Happiness is hard to quantify

Economist Carol Graham claims to have created a new science that can measure “the economics of happiness.” Her book, “The Pursuit of Happiness: An Economy of Well-Being,” offers the stunning revelation that money doesn’t buy happiness. Graham’s investigations of other cultures led her to a paradox, which she describes as “happy peasants and frustrated achievers.” Successful people often complain of being unhappy, she writes, while poor people seem content. As evidence of this dubious generalization, she observes that laid-back Nigerians are cheerful, while striving Japanese are for the most part miserable.

A leap into the pit of platitudes is irresistible to certain intellectual pilgrims.

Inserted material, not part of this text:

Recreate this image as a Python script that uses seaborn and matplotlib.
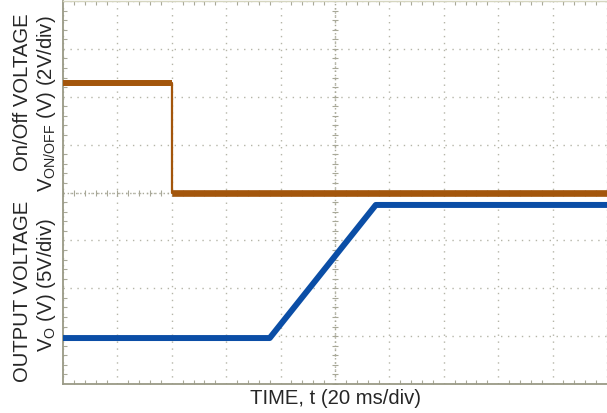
import numpy as np
import pandas as pd
import matplotlib
matplotlib.use("Agg")
import matplotlib.pyplot as plt
import seaborn as sns

# ---- data (time in ms, voltages in V) ----
t_onoff = [0, 40, 40, 200]
v_onoff = [4.56, 4.56, 0.0, 0.0]
t_out = [0, 76, 115, 200]
v_out = [0.0, 0.0, 13.9, 13.9]

onoff_scale = 2.0   # V/div
out_scale = 5.0     # V/div
onoff_ground = 4.0  # div
out_ground = 0.96   # div

xlabel = "TIME, t (20 ms/div)"
ylab_top1 = "On/Off VOLTAGE"
ylab_top2 = r"V$_{\mathregular{ON/OFF}}$ (V) (2V/div)"
ylab_bot1 = "OUTPUT VOLTAGE"
ylab_bot2 = r"V$_{\mathregular{O}}$ (V) (5V/div)"

sns.set_theme(style="white")
plt.rcParams["font.family"] = ["Liberation Sans", "DejaVu Sans"]
plt.rcParams["mathtext.fontset"] = "custom"
plt.rcParams["mathtext.rm"] = "Liberation Sans"
plt.rcParams["mathtext.it"] = "Liberation Sans"

W, H = 607, 413
fig = plt.figure(figsize=(W / 100, H / 100), dpi=100)
ax = fig.add_axes([63 / W, 1 - 384 / H, 544 / W, 383 / H])

brown = "#A3560C"
blue = "#0B4EA6"
gridc = "#b5b5a8"

df_on = pd.DataFrame({"t": t_onoff,
                      "d": [onoff_ground + v / onoff_scale for v in v_onoff]})
df_out = pd.DataFrame({"t": t_out,
                       "d": [out_ground + v / out_scale for v in v_out]})

# grid
for k in range(11):
    x = k * 20
    ax.axvline(x, color=gridc, lw=1.0, ls=(0, (1, 4)), zorder=0)
for k in range(9):
    ax.axhline(k, color=gridc, lw=1.0, ls=(0, (1, 4)), zorder=0)
ax.axvline(100, color="#a8a898", lw=1.0, ls=(0, (1, 2)), zorder=0)
ax.axhline(4, color="#a8a898", lw=1.0, ls=(0, (1, 2)), zorder=0)
mx = np.arange(0, 200.01, 4)
my = np.arange(0, 8.01, 0.2)
ax.plot(mx, np.full_like(mx, 4.0), ls="none", marker="|", ms=4, mew=0.8,
        color="#a8a898", zorder=0)
ax.plot(np.full_like(my, 100.0), my, ls="none", marker="_", ms=4, mew=0.8,
        color="#a8a898", zorder=0)

# traces
sns.lineplot(data=df_on, x="t", y="d", ax=ax, color=brown, lw=1.6,
             sort=False, estimator=None, zorder=3)
sns.lineplot(data=df_on.iloc[0:2], x="t", y="d", ax=ax, color=brown, lw=4.3,
             sort=False, estimator=None, zorder=3, solid_capstyle="butt")
sns.lineplot(data=df_on.iloc[2:4], x="t", y="d", ax=ax, color=brown, lw=4.8,
             sort=False, estimator=None, zorder=3, solid_capstyle="butt")
sns.lineplot(data=df_out, x="t", y="d", ax=ax, color=blue, lw=4.3,
             sort=False, estimator=None, zorder=4)

ax.set_xlim(0, 200)
ax.set_ylim(0, 8)
ax.set_xticks(np.arange(0, 201, 20))
ax.set_yticks(np.arange(0, 9, 1))
ax.set_xticks(np.arange(0, 201, 4), minor=True)
ax.set_yticks(np.arange(0, 8.01, 0.2), minor=True)
ax.set_xticklabels([])
ax.set_yticklabels([])
ax.tick_params(which="major", length=0)
ax.tick_params(which="minor", direction="in", length=3, width=0.8,
               color="#a8a898", top=True, bottom=True, left=True, right=False)
ax.set_xlabel("")
ax.set_ylabel("")

for s in ["left", "bottom"]:
    ax.spines[s].set_color("#9a9a86")
    ax.spines[s].set_linewidth(1.3)
ax.spines["top"].set_color("#d6d6c0")
ax.spines["top"].set_linewidth(1.0)
ax.spines["right"].set_visible(False)

fs = 14.6
fig.text(336 / W, 1 - 398 / H, xlabel, ha="center", va="center", fontsize=fs)
fig.text(23 / W, 1 - 92 / H, ylab_top1, ha="center", va="center",
         rotation=90, fontsize=fs)
fig.text(47 / W, 1 - 104 / H, ylab_top2, ha="center", va="center",
         rotation=90, fontsize=fs)
fig.text(23 / W, 1 - 291 / H, ylab_bot1, ha="center", va="center",
         rotation=90, fontsize=fs)
fig.text(47 / W, 1 - 285 / H, ylab_bot2, ha="center", va="center",
         rotation=90, fontsize=fs)

fig.savefig("out.png", dpi=100)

And Graham’s findings might seem like another example of harmless wool-gathering. But her subtext is a favorite of utopian busybodies: Individualism and capitalism are bad. Government-managed society is good. “Health, leisure, and friendships” count for as much as productivity and long working hours, she writes. Only Scrooge would disagree. But on the basis of that bromide, Graham argues that happiness should be factored into GNP, something French and British politicians have attempted to do. It’s really a device to rationalize the economic failures of the welfare state: high unemployment, low productivity, declining standard of living. And, ironically, it’s an attempt to put a monetary value on happiness.

Lurking behind Graham’s musings is the assumption that government is better qualified to make life choices than individuals. The state will take care of all your cradle-to-grave needs. It will even guarantee your happiness. All you have to do is give up your freedoms. Eat the lotus flowers and sleep your life away in peaceful apathy. Who will decide what’s best for you? Why, enlightened people like Graham, of course. And they’ll be the ones with power and its trappings.

Romanticizing peasant life is a familiar academic pastime. But Graham may have mistaken happiness in poor societies for resignation. Peasants all over the world have been fleeing the idyllic agrarian life in search of opportunity, dreaming of something more than a daily bowl of gruel and an early demise. Money may not buy happiness, but destitution isn’t a formula for bliss either. And there’s such a thing as too much leisure. Ask anyone who’s lost his job. Some people enjoy working. They find that it provides one kind of happiness.

Happiness is elusive and usually comes when we’re least expecting it, when we’re not consciously pursuing it at all. Above all, it comes when we’re not obsessing over ourselves. Besides, where is it written that we’re entitled to happiness? Freud said that the purpose of psychotherapy was to take people from “hysterical misery to normal unhappiness.” By the way, he was a workaholic himself who hoped to “die in harness.”